Moreover, in my opinion, the CJEU goes out of its way to provide the referring court with several additional reasons why, even in the presence of a written contract, the scheme may not be covered by Directive 2004/18. As the Court stresses, the scheme may well be below the relevant thresholds (which is a fair remark), or be exempted as part of an in-house scheme or a public-public cooperation scheme (see the European Commission's guidance for further details). These latter considerations are unwarranted by the question referred to the CJEU, which shows no element of collaboration between contracting authorities.  Indeed, the CJEU notes that:
116 [...] on the one hand, the application of Directive 2004/18 to public works contracts is nevertheless subject to the condition that the estimated value of the contract reaches the threshold set out in Article 7(c) of that directive and that, on the other, there are, as is apparent from the settled case-law of the Court, two types of contracts entered into by a public entity that do not fall within the scope of EU public procurement law
117 The first type of contracts are those concluded by a public entity with a person who is legally distinct from that entity [under the in-house exemption] where, at the same time, that entity exercises over the person concerned a control which is similar to that which it exercises over its own departments and where that person carries out the essential part of its activities with the entity or entities which control it (see Case C‑159/11 Ordine degli Ingegneri della Provincia di Lecce and Others [2012] ECR I‑0000, paragraph 32 and the case-law cited). 
118 The second type of contracts are those which establish cooperation between public entities with the aim of ensuring that a public task that they all have to perform is carried out. In those circumstances, the EU rules on public procurement are not applicable in so far as, in addition, such contracts are concluded exclusively by public entities, without the participation of a private party, no private provider of services is placed in a position of advantage vis-à-vis competitors and implementation of that cooperation is governed solely by considerations and requirements relating to the pursuit of objectives in the public interest (see Ordine degli Ingegneri della Provincia di Lecce and Others, paragraphs 34 and 35). (C-197/11 at paras 105 to 119).
 The Court concludes with a tautology:
In the light of all the foregoing considerations, the answer to the eleventh question in Case C‑203/11 is that the development of social housing units which are subsequently to be sold at capped prices to a public social housing institution, or with substitution of that institution for the service provider which developed those units, is covered by the concept of ‘public works contract’ contained in Article 1(2)(b) of Directive 2004/18 where the criteria set out in that provision have been met, a matter which falls to be determined by the referring court (C-197/11 at para 119, emphasis added).
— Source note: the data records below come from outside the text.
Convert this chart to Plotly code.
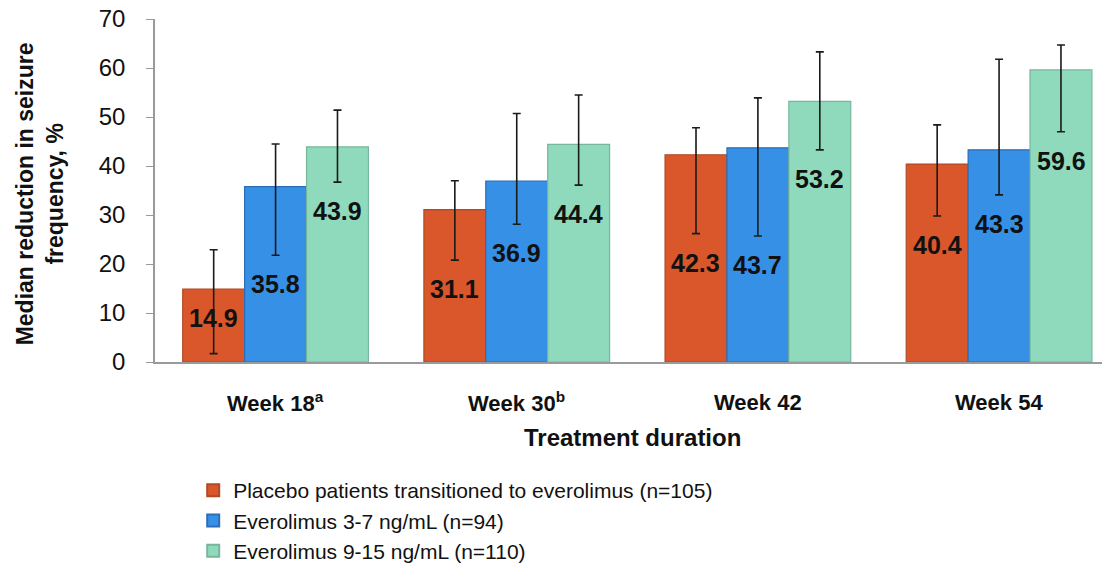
import plotly.graph_objects as go

categories = ["Week 18", "Week 30", "Week 42", "Week 54"]
tick_labels = ["Week 18<sup>a</sup>", "Week 30<sup>b</sup>", "Week 42", "Week 54"]

series_names = [
    "Placebo patients transitioned to everolimus (n=105)",
    "Everolimus 3-7 ng/mL (n=94)",
    "Everolimus 9-15 ng/mL (n=110)",
]
placebo = [14.9, 31.1, 42.3, 40.4]
low_dose = [35.8, 36.9, 43.7, 43.3]
high_dose = [43.9, 44.4, 53.2, 59.6]

placebo_upper = [22.9, 37.0, 47.8, 48.4]
placebo_lower = [1.7, 20.8, 26.2, 29.8]
low_upper = [44.5, 50.7, 53.9, 61.8]
low_lower = [21.8, 28.1, 25.7, 34.1]
high_upper = [51.4, 54.5, 63.3, 64.7]
high_lower = [36.7, 36.1, 43.3, 47.0]

colors = ["#D9572A", "#3690E6", "#8FDABD"]
edge_colors = ["#B04A25", "#2A6DB8", "#76B79C"]

FONT = "Arial, 'Liberation Sans', sans-serif"

values = [placebo, low_dose, high_dose]
uppers = [placebo_upper, low_upper, high_upper]
lowers = [placebo_lower, low_lower, high_lower]

fig = go.Figure()
for i in range(3):
    v = values[i]
    up = [u - x for u, x in zip(uppers[i], v)]
    dn = [x - l for x, l in zip(v, lowers[i])]
    fig.add_trace(go.Bar(
        name=series_names[i], x=categories, y=v,
        marker=dict(color=colors[i], line=dict(color=edge_colors[i], width=1.2)),
        error_y=dict(type="data", symmetric=False, array=up, arrayminus=dn,
                     color="#1a1a1a", thickness=1.6, width=4),
        offsetgroup=str(i),
    ))

# data labels, placed just below the lower end of each error bar
offsets = [-0.257, 0.0, 0.257]
annotations = []
for i in range(3):
    for j in range(len(categories)):
        v = values[i][j]
        lo = lowers[i][j]
        ylab = lo if lo > v * 0.3 else v
        annotations.append(dict(
            x=j + offsets[i], y=ylab, xref="x", yref="y",
            text=f"<b>{v:.1f}</b>", showarrow=False,
            xanchor="center", yanchor="top", yshift=-13,
            font=dict(family=FONT, size=25, color="#111111"),
        ))

for j, t in enumerate(tick_labels):
    annotations.append(dict(
        x=j, y=0, xref="x", yref="y", text=f"<b>{t}</b>", showarrow=False,
        yanchor="middle", yshift=-40,
        font=dict(family=FONT, size=22, color="#111111"),
    ))

annotations.append(dict(
    x=0.5, y=0, xref="paper", yref="y", text="<b>Treatment duration</b>",
    showarrow=False, yanchor="middle", yshift=-75,
    font=dict(family=FONT, size=24, color="#111111"),
))
annotations.append(dict(
    x=-0.12, y=0.49, xref="paper", yref="paper",
    text="<b>Median reduction in seizure<br>frequency, %</b>",
    showarrow=False, textangle=-90, xanchor="center", yanchor="middle",
    font=dict(family=FONT, size=23, color="#111111"),
))

fig.update_layout(
    width=1110, height=569,
    margin=dict(l=147, r=8, t=11, b=215),
    paper_bgcolor="white", plot_bgcolor="white",
    barmode="group", bargap=0.23, bargroupgap=0,
    showlegend=True,
    legend=dict(x=0.04, xref="paper", y=0.188, yref="container",
                xanchor="left", yanchor="top",
                font=dict(family=FONT, size=21, color="#111111"),
                tracegroupgap=0, itemsizing="constant", bgcolor="rgba(0,0,0,0)"),
    annotations=annotations,
    xaxis=dict(range=[-0.5, 3.46], showticklabels=False, ticks="",
               showline=True, linecolor="#9a9a9a", linewidth=1.5,
               showgrid=False, zeroline=False, automargin=False),
    yaxis=dict(range=[0, 70], dtick=10, ticks="outside", ticklen=7,
               tickcolor="#9a9a9a", showline=True, linecolor="#9a9a9a",
               linewidth=1.5, showgrid=False, zeroline=False, automargin=False,
               ticklabelstandoff=16, ticklabeloverflow="allow",
               tickfont=dict(family=FONT, size=24, color="#111111")),
)

fig.write_html("out.html")
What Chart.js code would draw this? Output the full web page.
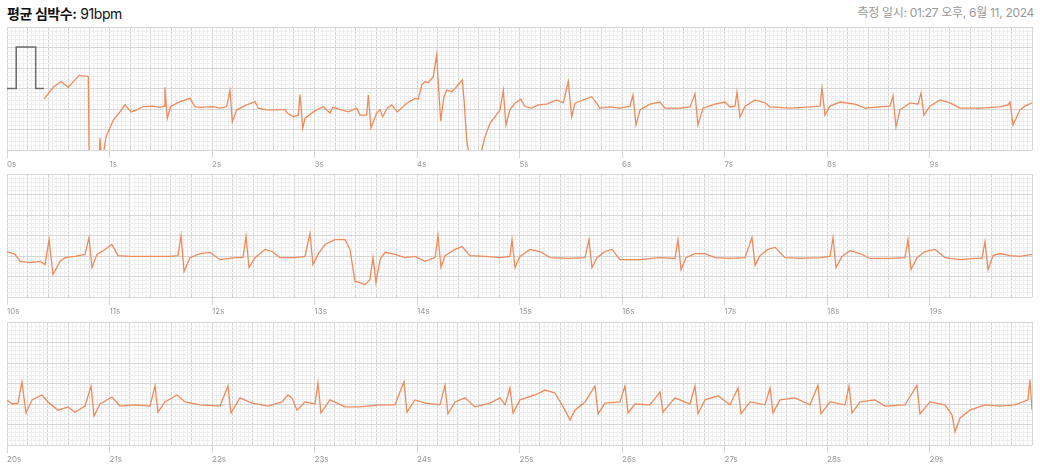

In my opinion, the answer provided by the CJEU to this last question in the Libert case is at the same time too vague and too lenient with the social housing scheme under consideration, and opens a door to a dangerous path of limited or non-application of public procurement rules in relevant areas of social policy and social services, such as social housing. In that regard, it will be important to see how this (emerging?) trend of case law gets squared with the foreseeable future rules applicable to the procurement of social services of general interested, such as those included in the 2011 Proposal for a new Public Procurement Directive (art 74 to 76). 

Definitely, both avenues of development of public procurement law point towards a light-touch regulation of social services / social policy-related procurement, but I am not sure that they are moving in the same direction, since the CJEU seems to be keen to exclude (certain) 'social' contracts from procurement rules, whereas the Commission would like to keep some (restricted) control over them. It will be highly relevant to see how this area develops in the near future, since legal uncertainty is bound to be coupled with intense executive action.